§ Available data
──────────

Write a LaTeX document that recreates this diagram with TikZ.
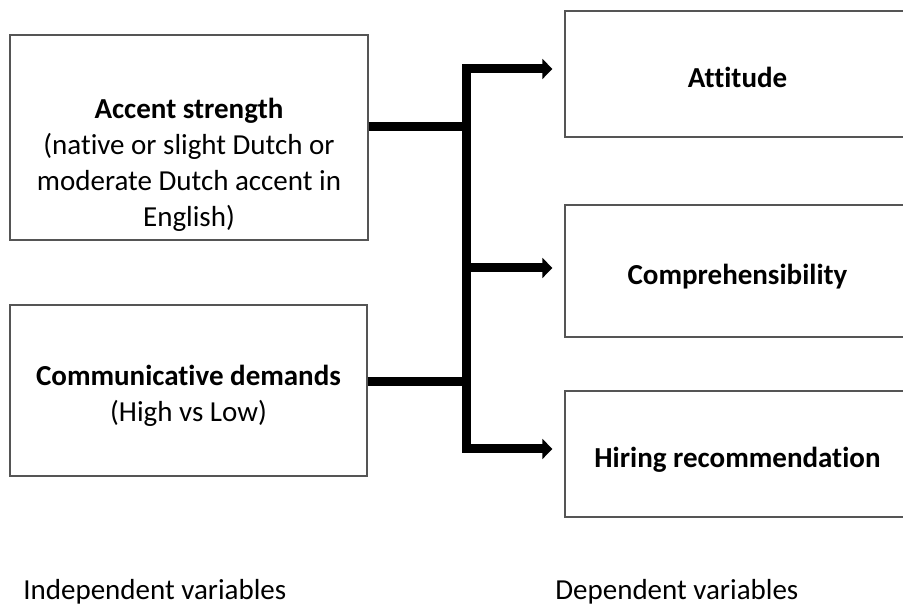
\documentclass[tikz,border=0pt]{standalone}
\usepackage{fontspec}
\setmainfont{Carlito}[Ligatures=NoCommon]
\usepackage{tikz}
\usetikzlibrary{arrows.meta,positioning}
\definecolor{frame}{HTML}{555555}

\begin{document}
\begin{tikzpicture}[
    varbox/.style={rectangle, draw=frame, line width=0.6pt, fill=white, inner sep=0pt, align=center, font=\fontsize{16.5}{20.5}\selectfont},
    boxtext/.style={align=center, font=\fontsize{16.5}{20.5}\selectfont},
    link/.style={line width=0.18cm, black},
    head/.style={-{Triangle[length=2mm, width=3.9mm]}, shorten >=0.24cm}
]
    \clip (0,0) rectangle (18.06,12.16);
    \useasboundingbox (0,0) rectangle (18.06,12.16);

    % Independent variables
    \node[varbox, minimum width=7.16cm, minimum height=4.1cm] (acc) at (3.78,9.41) {};
    \node[boxtext] (acctext) at (3.78,8.86)
        {\textbf{Accent strength}\\(native or slight Dutch or\\moderate Dutch accent in\\English)};
    \node[varbox, minimum width=7.14cm, minimum height=3.42cm] (comm) at (3.77,4.35) {};
    \node[boxtext] (commtext) at (3.77,4.25)
        {\textbf{Communicative demands}\\(High vs Low)};

    % Dependent variables
    \tikzset{depbox/.style={varbox, minimum width=6.9cm, text height=0.66cm, text depth=0.1cm}}
    \node[depbox, minimum height=2.52cm] (att) at (14.75,10.68) {\textbf{Attitude}};
    \node[depbox, minimum height=2.64cm] (comp) at (14.75,6.74) {\textbf{Comprehensibility}};
    \node[depbox, minimum height=2.52cm] (hire) at (14.75,3.08) {\textbf{Hiring recommendation}};

    % Bus between the two columns
    \coordinate (top) at (9.32,10.78);
    \coordinate (mid) at (9.32,6.8);
    \coordinate (bot) at (9.32,3.18);
    \coordinate (ja) at (9.32,9.62);
    \coordinate (jc) at (9.32,4.52);

    \draw[link] (acc.east |- ja) -- (ja);
    \draw[link] (comm.east |- jc) -- (jc);
    \draw[link, head, {Triangle[length=2mm, width=3.9mm]}-{Triangle[length=2mm, width=3.9mm]}, shorten <=0.24cm]
        (att.west |- top) -- (top) -- (bot) -- (hire.west |- bot);
    \draw[link, head] (mid) -- (comp.west |- mid);

    % Column captions
    \node[anchor=base west, inner sep=0pt, font=\fontsize{16.5}{20.5}\selectfont] (indep) at (0.46,0.16) {Independent variables};
    \node[anchor=base west, inner sep=0pt, font=\fontsize{16.5}{20.5}\selectfont] (dep) at (11.1,0.16) {Dependent variables};
\end{tikzpicture}
\end{document}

──────────

Leave the pictures out and copy the rest of the data exactly.

§ Result of this exercise
Write a LaTeX document that recreates this diagram with TikZ.
\documentclass[tikz,border=0pt]{standalone}
\usepackage{fontspec}
\setmainfont{Carlito}[Ligatures=NoCommon]
\usepackage{tikz}
\usetikzlibrary{arrows.meta,positioning}
\definecolor{frame}{HTML}{555555}

\begin{document}
\begin{tikzpicture}[
    varbox/.style={rectangle, draw=frame, line width=0.6pt, fill=white, inner sep=0pt, align=center, font=\fontsize{16.5}{20.5}\selectfont},
    boxtext/.style={align=center, font=\fontsize{16.5}{20.5}\selectfont},
    link/.style={line width=0.18cm, black},
    head/.style={-{Triangle[length=2mm, width=3.9mm]}, shorten >=0.24cm}
]
    \clip (0,0) rectangle (18.06,12.16);
    \useasboundingbox (0,0) rectangle (18.06,12.16);

    % Independent variables
    \node[varbox, minimum width=7.16cm, minimum height=4.1cm] (acc) at (3.78,9.41) {};
    \node[boxtext] (acctext) at (3.78,8.86)
        {\textbf{Accent strength}\\(native or slight Dutch or\\moderate Dutch accent in\\English)};
    \node[varbox, minimum width=7.14cm, minimum height=3.42cm] (comm) at (3.77,4.35) {};
    \node[boxtext] (commtext) at (3.77,4.25)
        {\textbf{Communicative demands}\\(High vs Low)};

    % Dependent variables
    \tikzset{depbox/.style={varbox, minimum width=6.9cm, text height=0.66cm, text depth=0.1cm}}
    \node[depbox, minimum height=2.52cm] (att) at (14.75,10.68) {\textbf{Attitude}};
    \node[depbox, minimum height=2.64cm] (comp) at (14.75,6.74) {\textbf{Comprehensibility}};
    \node[depbox, minimum height=2.52cm] (hire) at (14.75,3.08) {\textbf{Hiring recommendation}};

    % Bus between the two columns
    \coordinate (top) at (9.32,10.78);
    \coordinate (mid) at (9.32,6.8);
    \coordinate (bot) at (9.32,3.18);
    \coordinate (ja) at (9.32,9.62);
    \coordinate (jc) at (9.32,4.52);

    \draw[link] (acc.east |- ja) -- (ja);
    \draw[link] (comm.east |- jc) -- (jc);
    \draw[link, head, {Triangle[length=2mm, width=3.9mm]}-{Triangle[length=2mm, width=3.9mm]}, shorten <=0.24cm]
        (att.west |- top) -- (top) -- (bot) -- (hire.west |- bot);
    \draw[link, head] (mid) -- (comp.west |- mid);

    % Column captions
    \node[anchor=base west, inner sep=0pt, font=\fontsize{16.5}{20.5}\selectfont] (indep) at (0.46,0.16) {Independent variables};
    \node[anchor=base west, inner sep=0pt, font=\fontsize{16.5}{20.5}\selectfont] (dep) at (11.1,0.16) {Dependent variables};
\end{tikzpicture}
\end{document}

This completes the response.